▶ **Task objective**:
Skip the pictures, please, and write out exactly the lines from the opening of the data through the line containing "X0_PX, Y0_PX, SCALE".

★ ★ ★

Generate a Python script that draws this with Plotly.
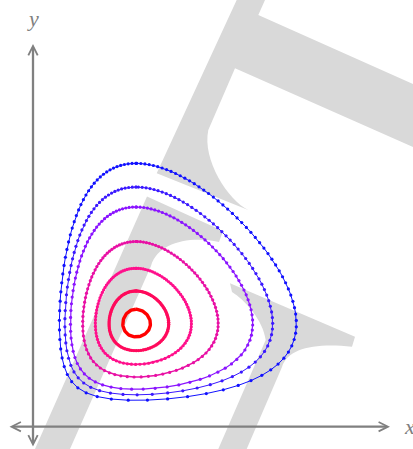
import numpy as np
import plotly.graph_objects as go

# ---- data ----
# y value where each closed orbit crosses x = 1 at its top
orbit_top_y = [2.557, 2.327, 2.133, 1.798, 1.538, 1.3175, 1.140]
orbit_colors = ["#1010ff", "#3a18ff", "#8a14ff", "#e810a4", "#ff108c", "#ff0a5c", "#ff0000"]
orbit_line_widths = [1.0, 1.0, 1.2, 1.5, 1.9, 2.3, 3.4]
orbit_marker_sizes = [3.2, 3.2, 3.2, 3.2, 3.2, 3.4, 0]
sample_dt = 0.0637          # sampling step of the trajectories
equilibrium = (1.0, 1.0)

W, H = 413, 449
X0_PX, Y0_PX, SCALE = 33.0, 426.7, 103.0   # origin pixel and px per unit

def rhs(x, y):
    return np.sqrt(x) * (1.0 - y) / y, (x - 1.0) / np.sqrt(x)

def orbit(y_top, dt, nsub=10):
    x, y = equilibrium[0], y_top
    xs, ys = [x], [y]
    prev = np.arctan2(y - equilibrium[1], x - equilibrium[0])
    total = 0.0
    h = dt / nsub
    while total < 2 * np.pi:
        for _ in range(nsub):
            k1 = rhs(x, y)
            k2 = rhs(x + h / 2 * k1[0], y + h / 2 * k1[1])
            k3 = rhs(x + h / 2 * k2[0], y + h / 2 * k2[1])
            k4 = rhs(x + h * k3[0], y + h * k3[1])
            x += h / 6 * (k1[0] + 2 * k2[0] + 2 * k3[0] + k4[0])
            y += h / 6 * (k1[1] + 2 * k2[1] + 2 * k3[1] + k4[1])
        a = np.arctan2(y - equilibrium[1], x - equilibrium[0])
        d = a - prev
        if d < -np.pi:
            d += 2 * np.pi
        if d > np.pi:
            d -= 2 * np.pi
        total += d
        prev = a
        if total < 2 * np.pi:
            xs.append(x)
            ys.append(y)
    xs.append(xs[0])
    ys.append(ys[0])
    return np.array(xs), np.array(ys)

fig = go.Figure()
for yt, col, lw, ms in zip(orbit_top_y, orbit_colors, orbit_line_widths, orbit_marker_sizes):
    xs, ys = orbit(yt, sample_dt)
    fig.add_trace(go.Scatter(
        x=xs, y=ys,
        mode="lines+markers" if ms > 0 else "lines",
        line=dict(color=col, width=lw),
        marker=dict(color=col, size=ms, line=dict(width=0)),
        hoverinfo="skip",
    ))

# ---- watermark (decorative gray shapes, pixel geometry) ----
def P(px, py):
    return f"{px / W:.5f},{1 - py / H:.5f}"

def path(cmds):
    out = []
    for c in cmds:
        if c[0] in "ML":
            out.append(c[0] + P(*c[1]))
        elif c[0] == "C":
            out.append("C" + " ".join(P(*p) for p in c[1:]))
        elif c[0] == "Z":
            out.append("Z")
    return " ".join(out)

GRAY = "#d9d9d9"
wm_T = path([("M", (236.7, 0)), ("L", (265, 0)), ("L", (258.3, 15)), ("L", (413, 84)),
             ("L", (413, 147)), ("L", (235, 68.3)), ("L", (208.3, 130)),
             ("C", (202, 160), (228, 200), (248.3, 210)), ("L", (156.7, 173.3)), ("Z",)])
wm_F1 = path([("M", (147, 196.5)), ("L", (223, 231)), ("L", (219, 242)),
              ("C", (190, 236), (158, 242), (151, 266)), ("L", (70, 449)), ("L", (35, 449)), ("Z",)])
wm_F2 = path([("M", (218.3, 449)), ("L", (265.7, 340)),
              ("C", (263, 320), (245, 300), (232, 292)), ("L", (230, 283.3)), ("L", (355, 336.7)),
              ("L", (352, 346.7)), ("C", (315, 343), (288, 348), (282, 367)),
              ("L", (246.7, 449)), ("Z",)])
shapes = [dict(type="path", path=p, xref="paper", yref="paper", fillcolor=GRAY,
               line=dict(width=0), layer="below") for p in (wm_T, wm_F1, wm_F2)]

# ---- axes with arrows ----
AX_COLOR = "#808080"
def px2x(px):
    return (px - X0_PX) / SCALE
def py2y(py):
    return (Y0_PX - py) / SCALE

annotations = [
    dict(x=px2x(390), y=0, ax=px2x(8), ay=0, xref="x", yref="y", axref="x", ayref="y",
         showarrow=True, arrowhead=5, startarrowhead=5, arrowside="end+start",
         arrowsize=0.8, startarrowsize=0.8, arrowwidth=2.3, arrowcolor=AX_COLOR, text=""),
    dict(x=0, y=py2y(44), ax=0, ay=py2y(448), xref="x", yref="y", axref="x", ayref="y",
         showarrow=True, arrowhead=5, startarrowhead=5, arrowside="end+start",
         arrowsize=0.8, startarrowsize=0.8, arrowwidth=2.3, arrowcolor=AX_COLOR, text=""),
    dict(x=px2x(402), y=0, xref="x", yref="y", text="<i>x</i>", showarrow=False,
         xanchor="left", yanchor="middle",
         font=dict(family="Liberation Serif", size=22, color=AX_COLOR)),
    dict(x=0, y=py2y(18), xref="x", yref="y", text="<i>y</i>", showarrow=False,
         xanchor="center", yanchor="middle",
         font=dict(family="Liberation Serif", size=22, color=AX_COLOR)),
]

fig.update_layout(
    width=W, height=H, margin=dict(l=0, r=0, t=0, b=0),
    paper_bgcolor="white", plot_bgcolor="white", showlegend=False,
    xaxis=dict(range=[px2x(0), px2x(W)], visible=False, fixedrange=True),
    yaxis=dict(range=[py2y(H), py2y(0)], visible=False, fixedrange=True),
    shapes=shapes, annotations=annotations,
)
fig.write_html("out.html", config={"displayModeBar": False},
               post_script="document.body.style.margin='0px';document.body.style.overflow='hidden';")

★ ★ ★

▶ **Reply**:
Generate a Python script that draws this with Plotly.
import numpy as np
import plotly.graph_objects as go

# ---- data ----
# y value where each closed orbit crosses x = 1 at its top
orbit_top_y = [2.557, 2.327, 2.133, 1.798, 1.538, 1.3175, 1.140]
orbit_colors = ["#1010ff", "#3a18ff", "#8a14ff", "#e810a4", "#ff108c", "#ff0a5c", "#ff0000"]
orbit_line_widths = [1.0, 1.0, 1.2, 1.5, 1.9, 2.3, 3.4]
orbit_marker_sizes = [3.2, 3.2, 3.2, 3.2, 3.2, 3.4, 0]
sample_dt = 0.0637          # sampling step of the trajectories
equilibrium = (1.0, 1.0)

W, H = 413, 449
X0_PX, Y0_PX, SCALE = 33.0, 426.7, 103.0   # origin pixel and px per unit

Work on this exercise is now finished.